ANDRE BORGES/EPA-EFE/REX/Shutterstock
Sanções norte-americanas a Moraes são uma das pautas mais defendidas por apoiadores de Bolsonaro

A movimentação em torno da Lei Magnitsky representa um esforço para internacionalizar o embate político entre bolsonaristas e o judiciário brasileiro.

Sanções norte-americanas a Moraes são uma das pautas mais defendidas por Eduardo Bolsonaro e outros militantes de direita radicados nos Estados Unidos.

Eles argumentam que Moraes e outros integrantes do STF estariam conduzindo uma perseguição judicial contra Bolsonaro e contra outros políticos e militantes de direita.

"Eu não peço sanção ao povo brasileiro, nada sobre tarifas [comerciais]. Mas, no caso do Alexandre de Moraes, acho que ele se enquadra para sofrer sanções OFAC [a sigla do escritório de controle de ativos estrangeiros dos EUA], como aconteceu com o pessoal do Tribunal Penal Internacional (TPI)", disse Eduardo Bolsonaro à BBC News Brasil, em fevereiro deste ano, pouco depois de se mudar para os EUA com sua família.

No pano de fundo, está também a tensão entre o Judiciário brasileiro e as plataformas digitais. Moraes foi alvo de críticas do ex-senador Rubio após ordenar o bloqueio do X (ex-Twitter) no Brasil, em agosto de 2024. À época, Rubio classificou a medida como uma "manobra para minar liberdades básicas".

No início de maio, o governo americano enviou um representante do Departamento de Estado ao Brasil pela primeira vez — o chefe interino da coordenação de sanções internacionais, David Gamble.

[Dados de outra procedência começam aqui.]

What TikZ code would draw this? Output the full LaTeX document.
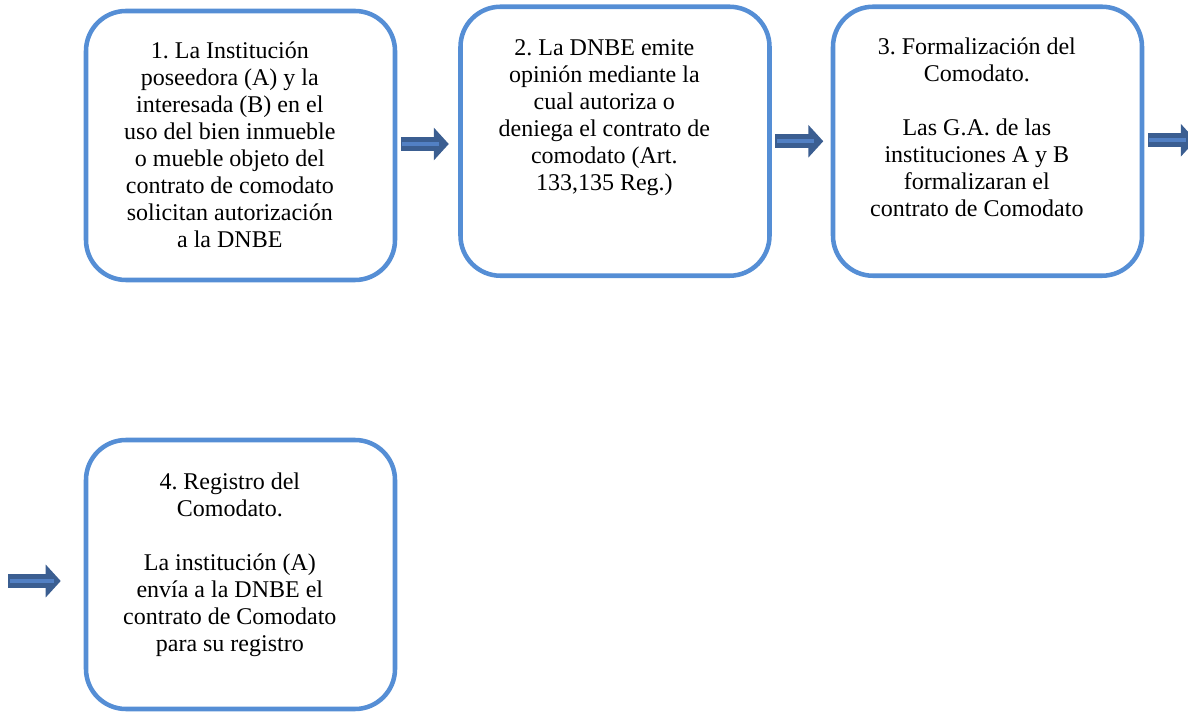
\documentclass[tikz,border=0pt]{standalone}
\usepackage{fontspec}
\setmainfont{Liberation Serif}
\frenchspacing
\usetikzlibrary{positioning,arrows.meta}
\definecolor{boxblue}{RGB}{85,142,213}
\definecolor{arrowdark}{RGB}{59,94,145}
\definecolor{arrowlight}{RGB}{82,128,196}
\tikzset{
  stepbox/.style={draw=boxblue, line width=3.4pt, rounded corners=30pt,
    minimum width=231.75pt, minimum height=201.75pt, inner sep=0pt},
  steptext/.style={align=center, inner sep=0pt,
    font=\fontsize{18}{20.25}\selectfont},
  blockarrow/.style={draw=arrowdark, line width=10.5pt,
    -{Triangle[width=24pt,length=11.25pt]}},
  stripe/.style={draw=arrowlight, line width=3pt}
}

\begin{document}
\begin{tikzpicture}[x=0.75pt, y=-0.75pt]
  \useasboundingbox (0,0) rectangle (1188,712);

  % the four steps
  \node[stepbox] (b1) at (240.5,145.5) {};
  \node[stepbox] (b2) at (615,141.25) {};
  \node[stepbox] (b3) at (987.5,141.25) {};
  \node[stepbox] (b4) at (240.5,574.5) {};

  \node[steptext, below=24.75pt of b1.north, xshift=-8pt] (t1)
    {1. La Institución\\poseedora (A) y la\\interesada (B) en el\\uso del bien inmueble\\o mueble objeto del\\contrato de comodato\\solicitan autorización\\a la DNBE};
  \node[steptext, below=26.5pt of b2.north, xshift=-8pt] (t2)
    {2. La DNBE emite\\opinión mediante la\\cual autoriza o\\deniega el contrato de\\comodato (Art.\\133,135 Reg.)};
  \node[steptext, below=25pt of b3.north, xshift=-8pt] (t3)
    {3. Formalización del\\Comodato.\\[20.25pt]Las G.A. de las\\instituciones A y B\\formalizaran el\\contrato de Comodato};
  \node[steptext, below=26.25pt of b4.north, xshift=-8pt] (t4)
    {4. Registro del\\Comodato.\\[20.25pt]La institución (A)\\envía a la DNBE el\\contrato de Comodato\\para su registro};

  % block arrows
  \draw[blockarrow] ([shift={(3.5,-1.5)}]b1.east) -- ++(48,0);
  \draw[stripe] ([shift={(5,-1.5)}]b1.east) -- ++(37,0);
  \draw[blockarrow] ([shift={(3.5,0)}]b2.east) -- ++(48,0);
  \draw[stripe] ([shift={(5,0)}]b2.east) -- ++(37,0);
  \draw[blockarrow] ([shift={(3.5,-1)}]b3.east) -- ++(48,0);
  \draw[stripe] ([shift={(5,-1)}]b3.east) -- ++(37,0);
  \coordinate (c4) at (8,581);
  \draw[blockarrow] (c4) -- ([shift={(-23,6.5)}]b4.west);
  \draw[stripe] ([xshift=1.5pt]c4) -- ++(44,0);
\end{tikzpicture}
\end{document}
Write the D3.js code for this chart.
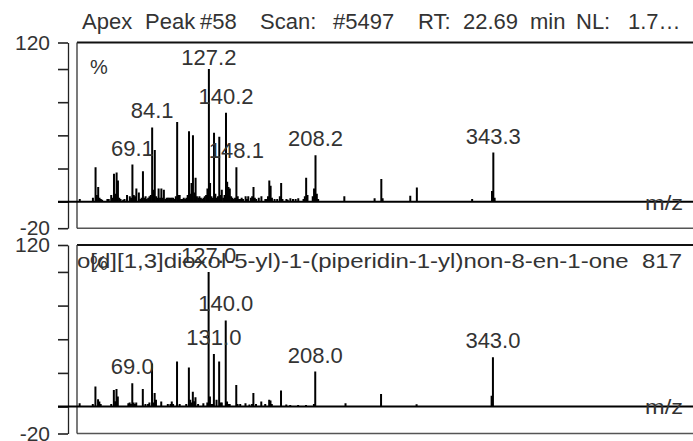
<!DOCTYPE html>
<html><head><meta charset="utf-8">
<script src="https://cdn.jsdelivr.net/npm/d3@7"></script>
<style>
body{margin:0;background:#fff}
svg{display:block}
text{font-family:Arial,"Liberation Sans",sans-serif;fill:#333}
</style>
</head><body>
<svg id="c" width="693" height="441"></svg>
<script>
// ---------- data ----------
const titleText = "Apex Peak #58 Scan: #5497 RT: 22.69 min NL: 1.7…";
const nameText = "o[d][1,3]dioxol-5-yl)-1-(piperidin-1-yl)non-8-en-1-one  817";
const mzDomain = [27, 495];
const yTicks = [-20, 0, 25, 50, 75, 100, 120];
const yTickLabels = [120, -20];

const topMz = [
  29.1,39.1,41.1,42.1,43.1,44.1,45.1,46.1,50.1,51.1,
  53.0,54.1,55.1,56.1,57.1,58.1,59.1,60.1,62.1,63.1,
  65.0,67.1,68.1,69.1,70.1,71.1,72.1,74.0,75.1,76.1,
  77.1,78.1,79.1,80.1,81.1,82.1,83.1,84.1,85.1,86.1,
  87.1,88.1,89.0,90.1,91.1,92.1,93.0,94.1,95.1,96.1,
  97.1,98.1,99.1,100.1,101.1,102.1,103.1,104.1,105.0,106.1,
  107.1,108.1,109.1,110.1,111.1,112.1,113.1,114.0,115.1,116.1,
  117.1,118.1,119.1,120.0,121.1,122.1,123.1,124.1,125.1,126.1,
  127.2,128.1,129.1,130.1,131.1,132.1,133.1,134.1,135.1,136.1,
  137.0,138.1,139.1,140.2,141.1,142.1,143.1,144.1,145.1,146.1,
  147.1,148.1,149.1,150.1,151.1,152.1,153.1,155.1,156.1,157.1,
  159.1,160.1,161.1,162.1,163.1,165.1,167.1,170.1,171.1,172.1,
  173.1,174.1,175.1,177.1,179.1,181.1,182.1,183.1,186.1,187.1,
  189.1,191.1,193.1,195.1,199.1,200.1,201.1,202.1,206.1,207.1,
  208.2,209.2,210.2,230.1,253.1,258.2,259.2,280.2,285.2,327.2,
  342.3,343.3,344.3];
const topInt = [
  2,3,26,5,11,3,2,1.5,2,2,
  5,3,21,6,22,16,3,2,1.5,2,
  5,4,3,28,5,4,10,7,2,3,
  23,3,4,2,3,4,5,56,9,39,
  4,3,10,3,10,3,9,2,3,3,
  3,3,3,3,2,4,60,5,5,2,
  2,3,2,3,5,53,6,14,50,7,
  18,4,3,4,3,2,3,4,5,10,
  100,14,4,3,52,6,3,4,49,5,
  9,3,5,67,15,11,10,4,3,2,
  3,26,4,2,2,3,2,4,2,4,
  3,4,11,3,2,3,4,2,2,4,
  16,12,3,2,2,4,14,2,2,1.5,
  2.5,2,2,2.5,2,4,18,5,4,10,
  35,6,2,4,2.5,17,2.5,4.5,10.6,2,
  8,37,3];
const topLabels = [69.1, 84.1, 127.2, 140.2, 148.1, 208.2, 343.3];

const botMz = [
  29.0,39.0,41.0,43.0,44.0,45.0,53.0,55.0,56.0,57.0,
  58.0,66.0,67.0,68.0,69.0,70.0,71.0,72.0,77.0,79.0,
  81.0,82.0,84.0,85.0,86.0,87.0,91.0,96.0,98.0,99.0,
  100.0,103.0,105.0,110.0,112.0,113.0,114.0,115.0,116.0,117.0,
  119.0,123.0,126.0,127.0,128.0,129.0,130.0,131.0,133.0,135.0,
  136.0,137.0,140.0,141.0,142.0,143.0,148.0,149.0,151.0,155.0,
  158.0,160.0,161.0,163.0,167.0,170.0,173.0,174.0,175.0,182.0,
  186.0,189.0,195.0,201.0,207.0,208.0,231.0,258.0,285.0,342.0,
  343.0];
const botInt = [
  2.5,2,15,5.4,3.7,2,2,12.4,4,13,
  7.4,2.5,3,2,17.3,3,2,3,13,2,
  2,3,32,3,10,5,3.7,2,2,3.7,
  2,33.4,2,2,29,5,3,11,4,7,
  2,2.5,3,100,7.4,2,2,39,5,33.4,
  3,3,64,3.7,2,2,16,2,2,2.5,
  1.5,2,10,2,3.7,2,5,4.5,2,12,
  1.5,1.2,1.2,1.2,2,26,2.5,9.4,1.7,8,
  36.6];
const botLabels = [69.0, 127.0, 131.0, 140.0, 208.0, 343.0];

// ---------- drawing ----------
const svg = d3.select("#c");
const x = d3.scaleLinear().domain(mzDomain).range([77, 693]);

// title
const titleX = [82, 145, 200, 260, 333, 418, 463, 530, 576, 628];
const tt = svg.append("text").attr("y", 29).style("font-size", "22px");
titleText.split(" ").forEach((w, i) => {
  tt.append("tspan").attr("x", titleX[i]).text(w);
});

const panels = [
  {id: "p0", mz: topMz, it: topInt, labels: topLabels, yRange: [228.2, 42.5], name: null, pctY: 74, mzY: 210, labMin: 22},
  {id: "p1", mz: botMz, it: botInt, labels: botLabels, yRange: [433.5, 245], name: nameText, pctY: 270, mzY: 414, labMin: 16}
];

panels.forEach(p => {
  const y = d3.scaleLinear().domain([-20, 120]).range(p.yRange);
  const top = y(120), bot = y(-20);
  const g = svg.append("g");

  g.append("clipPath").attr("id", "clip" + p.id)
    .append("rect").attr("x", 77).attr("y", top).attr("width", 700).attr("height", bot - top);

  // frame
  g.append("line").attr("x1", 77).attr("x2", 700).attr("y1", top).attr("y2", top)
    .attr("stroke", "#111").attr("stroke-width", 2);
  g.append("line").attr("x1", 77).attr("x2", 700).attr("y1", bot).attr("y2", bot)
    .attr("stroke", "#555").attr("stroke-width", 1.5);
  g.append("line").attr("x1", 77).attr("x2", 77).attr("y1", top).attr("y2", bot)
    .attr("stroke", "#333").attr("stroke-width", 1.3);

  // y axis
  const ax = g.append("g").attr("transform", "translate(68,0)")
    .call(d3.axisLeft(y).tickValues(yTicks).tickSize(10).tickSizeOuter(0).tickPadding(8)
      .tickFormat(d => yTickLabels.includes(d) ? String(d) : ""));
  ax.select(".domain").attr("stroke", "#222").attr("stroke-width", 1.3);
  ax.selectAll(".tick line").attr("stroke", "#222").attr("stroke-width", 1.6);
  ax.selectAll(".tick text").style("font-size", "21px").style("font-family", "Arial, 'Liberation Sans', sans-serif").attr("fill", "#333");

  const inner = g.append("g").attr("clip-path", "url(#clip" + p.id + ")");

  // name text
  if (p.name) {
    inner.append("text").attr("x", 77).attr("y", 268)
      .style("font-size", "21px").style("white-space", "pre")
      .attr("textLength", 605).attr("lengthAdjust", "spacingAndGlyphs")
      .text(p.name);
  }

  // baseline
  g.append("line").attr("x1", 58).attr("x2", 693).attr("y1", y(0)).attr("y2", y(0))
    .attr("stroke", "#000").attr("stroke-width", 2);

  // peaks
  const data = p.mz.map((m, i) => ({m: m, v: p.it[i]}));
  inner.selectAll("line.pk").data(data).enter().append("line").attr("class", "pk")
    .attr("x1", d => x(d.m)).attr("x2", d => x(d.m))
    .attr("y1", y(0)).attr("y2", d => y(d.v))
    .attr("stroke", "#000").attr("stroke-width", 2);

  // peak labels
  const lab = p.labels.map(m => ({m: m, v: p.it[p.mz.indexOf(m)]}));
  inner.selectAll("text.lb").data(lab).enter().append("text").attr("class", "lb")
    .attr("x", d => x(d.m)).attr("y", d => Math.max(y(d.v) - 9, top + p.labMin))
    .attr("text-anchor", "middle").style("font-size", "22px")
    .text(d => d.m.toFixed(1));

  // % and m/z
  inner.append("text").attr("x", 90).attr("y", p.pctY).style("font-size", "20px").text("%");
  g.append("text").attr("x", 645).attr("y", p.mzY).style("font-size", "21px")
    .attr("textLength", 38).attr("lengthAdjust", "spacingAndGlyphs").text("m/z");
});
</script>
</body></html>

Desde que a vinda da comitiva norte-americana foi confirmada, surgiram rumores de que um dos assuntos seriam sanções a membros do STF como Moraes — relator de diversos processos que tramitam contra Bolsonaro e seus apoiadores na Corte, como os relacionados aos atos de 8 de janeiro de 2023.

Na postagem em que anunciou a ida da equipe do Departamento de Estado ao Brasil, Eduardo Bolsonaro fez uma menção ao ministro. "Quando eu disse que a batata do Alexandre de Moraes estava esquentando aqui nos Estados Unidos, pode ter certeza de que está esquentando de verdade. Se Deus quiser, os violadores sistemáticos de direitos humanos [...] vão ser punidos", disse o parlamentar licenciado.

Em fevereiro, Moraes foi processado pessoalmente pela empresa de mídia de Trump, a Trump Media & Technology Group (TMTG), em conjunto com a rede Rumble, que havia sido bloqueada no Brasil por ordem de Moraes.

A ação, movida na Flórida, questionou o poder do ministro para tomar decisões sobre conteúdos postados na Rumble e sobre a monetização destes conteúdos.

Siga nosso canal no WhatsApp e receba as notícias relevantes para o seu dia

O processo foi iniciado horas depois de a Procuradoria-Geral da República (PGR) denunciar Jair Bolsonaro como suposto líder de uma organização criminosa que teria planejado a ruptura democrática do Brasil após as eleições de 2022.

Em outra frente, parlamentares republicanos lideram, na Câmara dos Representantes dos EUA (equivalente à Câmara dos Deputados, no Brasil) um projeto batizado de "No Censors on our Shores Act" ("Lei Sem Censores dentro de nossas Fronteiras", em tradução livre).

O projeto prevê a deportação ou a proibição de entrada em território americano de autoridades estrangeiras que tenham infringido a Primeira Emenda da Constituição dos Estados Unidos, que trata da liberdade de expressão.